A portion of the hydrocarbon product stream 98 is withdrawn to form the reflux 50 to the post-treatment reactor 40. The remaining hydrocarbon product stream 100 passes through the heat exchanger 86 and is combined with the unconverted oil stream 82. The total product stream 84 is then sent for separation, such as in the generally designated distillation system 102, into the various components such as diesel oil, kerosene, naphtha and unconverted oil.
In the present invention, two distinct reactor stages, the main reactor and the post-treatment reactor, are combined with an intermediate vapor/liquid separation to reduce the overall catalyst volume, the reactor weight, the hydrogen consumption, the product quality giveaway and to increase the process flexibility. The first or main reactor stage is operated at conditions including the hydrogen level and space velocity whereby the unconverted oil is only treated to the level necessary to meet the quality requirements such as saturation of aromatics and hydrodesulfurization and hydrodenitrification. Essentially all of the hydrotreating and most of the hydrocracking takes place in this first reactor. The unconverted oil then bypasses the post-treatment reactor in which the hydrocracking of the distillates is completed to the extent required to meet the final product specifications.

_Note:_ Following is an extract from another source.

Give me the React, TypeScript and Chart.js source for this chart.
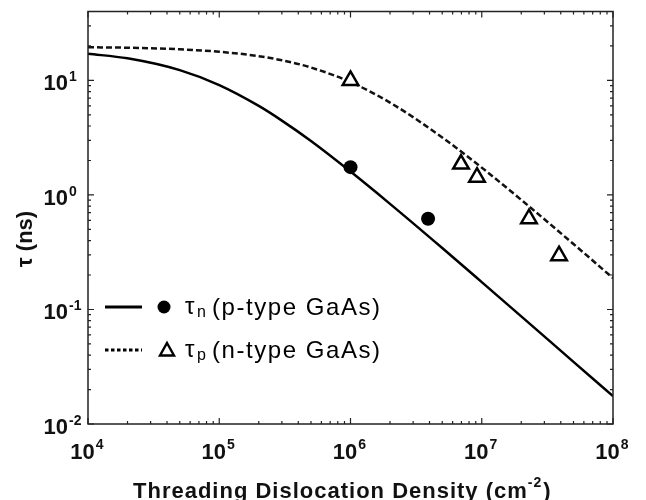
import React, { useEffect, useRef } from 'react';
import { Chart, registerables } from 'chart.js';

Chart.register(...registerables);

// ---- data ----
const curveDensity = [1e4, 2e4, 5e4, 1e5, 2e5, 3e5, 5e5, 1e6, 2e6, 5e6, 1e7, 2e7, 5e7, 1e8];
const tauNCurve = [17.1, 15.6, 12.3, 9.1, 5.99, 4.46, 2.96, 1.6, 0.836, 0.344, 0.1735, 0.0871, 0.0349, 0.0175];
const tauPCurve = [19.5, 19.3, 18.7, 17.8, 16.3, 15.0, 12.97, 9.67, 6.41, 3.18, 1.733, 0.906, 0.373, 0.188];

const tauNPointsX = [1e6, 3.9e6];
const tauNPointsY = [1.75, 0.62];
const tauPPointsX = [1e6, 6.95e6, 9.2e6, 2.29e7, 3.88e7];
const tauPPointsY = [10, 1.86, 1.43, 0.62, 0.295];

const xTickValues = [1e4, 1e5, 1e6, 1e7, 1e8];
const xTickExps = ['4', '5', '6', '7', '8'];
const yTickValues = [0.01, 0.1, 1, 10];
const yTickExps = ['-2', '-1', '0', '1'];

const xTitle = 'Threading Dislocation Density (cm';
const xTitleSup = '-2';
const yTitle = 'τ (ns)';
const legendLabels = [
  { sym: 'τ', sub: 'n', text: '(p-type GaAs)' },
  { sym: 'τ', sub: 'p', text: '(n-type GaAs)' },
];

const FONT = '"Liberation Sans", Arial, Helvetica, sans-serif';

const decorPlugin = {
  id: 'decor',
  afterDraw(chart: any) {
    const ctx: CanvasRenderingContext2D = chart.ctx;
    const { left, right, top, bottom } = chart.chartArea;
    const xs = chart.scales.x;
    const ys = chart.scales.y;
    ctx.save();
    ctx.strokeStyle = '#222';
    ctx.lineWidth = 1.5;
    ctx.strokeRect(left, top, right - left, bottom - top);

    // x ticks (inward, top and bottom)
    ctx.lineWidth = 1.2;
    for (let d = 4; d <= 8; d++) {
      for (let m = 1; m <= 9; m++) {
        const v = m * Math.pow(10, d);
        if (v > 1e8 * 1.0001) break;
        const x = xs.getPixelForValue(v);
        const len = m === 1 ? 6 : 3;
        ctx.beginPath();
        ctx.moveTo(x, bottom);
        ctx.lineTo(x, bottom - len);
        ctx.moveTo(x, top);
        ctx.lineTo(x, top + len);
        ctx.stroke();
      }
    }
    // y ticks
    for (let d = -2; d <= 1; d++) {
      for (let m = 1; m <= 9; m++) {
        const v = m * Math.pow(10, d);
        if (v > ys.max) break;
        const y = ys.getPixelForValue(v);
        const len = m === 1 ? 6 : 3;
        ctx.beginPath();
        ctx.moveTo(left, y);
        ctx.lineTo(left + len, y);
        ctx.moveTo(right, y);
        ctx.lineTo(right - len, y);
        ctx.stroke();
      }
    }

    ctx.fillStyle = '#111';
    // y tick labels
    yTickValues.forEach((v, i) => {
      const y = ys.getPixelForValue(v);
      ctx.font = `bold 22px ${FONT}`;
      ctx.textAlign = 'right';
      ctx.textBaseline = 'alphabetic';
      ctx.fillText('10', 68, y + 10);
      ctx.font = `bold 14px ${FONT}`;
      ctx.textAlign = 'left';
      ctx.fillText(yTickExps[i], 69, y + 1);
    });
    // x tick labels
    xTickValues.forEach((v, i) => {
      const x = xs.getPixelForValue(v);
      ctx.font = `bold 22px ${FONT}`;
      const w1 = ctx.measureText('10').width;
      ctx.font = `bold 14px ${FONT}`;
      const w2 = ctx.measureText(xTickExps[i]).width;
      const start = x - (w1 + w2 + 1) / 2 - 1;
      ctx.textAlign = 'left';
      ctx.font = `bold 22px ${FONT}`;
      ctx.fillText('10', start, 459);
      ctx.font = `bold 14px ${FONT}`;
      ctx.fillText(xTickExps[i], start + w1 + 1, 449);
    });

    // x title
    ctx.font = `bold 22px ${FONT}`;
    (ctx as any).letterSpacing = '1px';
    ctx.textAlign = 'left';
    const tw = ctx.measureText(xTitle).width;
    const tx = 133;
    ctx.fillText(xTitle, tx, 498);
    ctx.font = `bold 14px ${FONT}`;
    const sw = ctx.measureText(xTitleSup).width;
    ctx.fillText(xTitleSup, tx + tw, 487);
    ctx.font = `bold 22px ${FONT}`;
    ctx.fillText(')', tx + tw + sw + 1, 498);
    (ctx as any).letterSpacing = '0px';

    // y title
    ctx.save();
    ctx.translate(32, 239);
    ctx.rotate(-Math.PI / 2);
    ctx.font = `bold 22px ${FONT}`;
    ctx.textAlign = 'center';
    ctx.textBaseline = 'alphabetic';
    ctx.fillText(yTitle, 0, 0);
    ctx.restore();

    // legend
    const rows = [307, 350];
    ctx.strokeStyle = '#000';
    ctx.fillStyle = '#000';
    // row 1: solid line + filled circle
    ctx.lineWidth = 3;
    ctx.setLineDash([]);
    ctx.beginPath();
    ctx.moveTo(105, rows[0]);
    ctx.lineTo(142, rows[0]);
    ctx.stroke();
    ctx.beginPath();
    ctx.arc(164, rows[0], 6.5, 0, Math.PI * 2);
    ctx.fill();
    // row 2: dotted line + hollow triangle
    ctx.setLineDash([3.5, 2.5]);
    ctx.beginPath();
    ctx.moveTo(105, rows[1]);
    ctx.lineTo(142, rows[1]);
    ctx.stroke();
    ctx.setLineDash([]);
    ctx.lineWidth = 2.4;
    ctx.beginPath();
    ctx.moveTo(167, rows[1] - 7);
    ctx.lineTo(174, rows[1] + 5.5);
    ctx.lineTo(160, rows[1] + 5.5);
    ctx.closePath();
    ctx.stroke();

    legendLabels.forEach((l, i) => {
      const y = rows[i];
      ctx.textAlign = 'left';
      ctx.font = `24px ${FONT}`;
      ctx.fillText(l.sym, 185, y + 7);
      ctx.font = `16px ${FONT}`;
      ctx.fillText(l.sub, 197, y + 10);
      ctx.font = `24px ${FONT}`;
      (ctx as any).letterSpacing = '0px';
      const w = ctx.measureText(l.text).width;
      const ls = Math.max(0, (168 - w) / (l.text.length - 1));
      (ctx as any).letterSpacing = `${ls}px`;
      ctx.fillText(l.text, 212, y + 8);
      (ctx as any).letterSpacing = '0px';
    });

    ctx.restore();
  },
};

export default function App() {
  const ref = useRef<HTMLCanvasElement | null>(null);
  useEffect(() => {
    document.body.style.margin = '0';
    const canvas = ref.current;
    if (!canvas) return;
    const toPts = (xs: number[], ys: number[]) => xs.map((x, i) => ({ x, y: ys[i] }));
    const chart = new Chart(canvas, {
      type: 'scatter',
      data: {
        datasets: [
          {
            label: 'τn points',
            data: toPts(tauNPointsX, tauNPointsY),
            pointStyle: 'circle',
            pointRadius: 7,
            backgroundColor: '#000',
            borderColor: '#000',
            borderWidth: 0,
            showLine: false,
          },
          {
            label: 'τp points',
            data: toPts(tauPPointsX, tauPPointsY),
            pointStyle: 'triangle',
            pointRadius: 9,
            backgroundColor: '#fff',
            borderColor: '#000',
            borderWidth: 2.5,
            showLine: false,
          },
          {
            label: 'τn curve',
            data: toPts(curveDensity, tauNCurve),
            showLine: true,
            pointRadius: 0,
            borderColor: '#000',
            borderWidth: 2.5,
            cubicInterpolationMode: 'monotone',
          },
          {
            label: 'τp curve',
            data: toPts(curveDensity, tauPCurve),
            showLine: true,
            pointRadius: 0,
            borderColor: '#111',
            borderWidth: 2.5,
            borderDash: [6, 3],
            cubicInterpolationMode: 'monotone',
          },
        ],
      } as any,
      options: {
        animation: false,
        responsive: false,
        devicePixelRatio: 1,
        layout: { padding: { top: 10, right: 33, left: 0, bottom: 0 } },
        plugins: { legend: { display: false }, tooltip: { enabled: false } },
        scales: {
          x: {
            type: 'logarithmic',
            min: 1e4,
            max: 1e8,
            ticks: { display: false },
            grid: { display: false },
            border: { display: false },
            afterFit: (s: any) => {
              s.height = 76;
            },
          },
          y: {
            type: 'logarithmic',
            min: 0.01,
            max: 40,
            ticks: { display: false },
            grid: { display: false },
            border: { display: false },
            afterFit: (s: any) => {
              s.width = 88;
            },
          },
        },
      } as any,
      plugins: [decorPlugin],
    });
    return () => chart.destroy();
  }, []);
  return <canvas ref={ref} width={646} height={500} style={{ display: 'block' }} />;
}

This selective addition of hydrogen, as opposed to the addition of all of the hydrogen in a single reactor under non-optimum conditions, leads to a significant reduction in hydrogen consumption, perhaps by 5-30%. Further, the operating pressures can be lowered for the same catalyst volume, perhaps by about 5-30%, or the catalyst volume can be lowered by about 5-30% at the same operating pressure.
In the invention, the heaviest portion of the feed that contains the bulk of the sulfur and nitrogen, is hydrotreated only to the extent necessary and is then separated so that it does not come into contact with the portion of the catalyst in the post-treatment reactor which would otherwise be deactivated at a higher rate.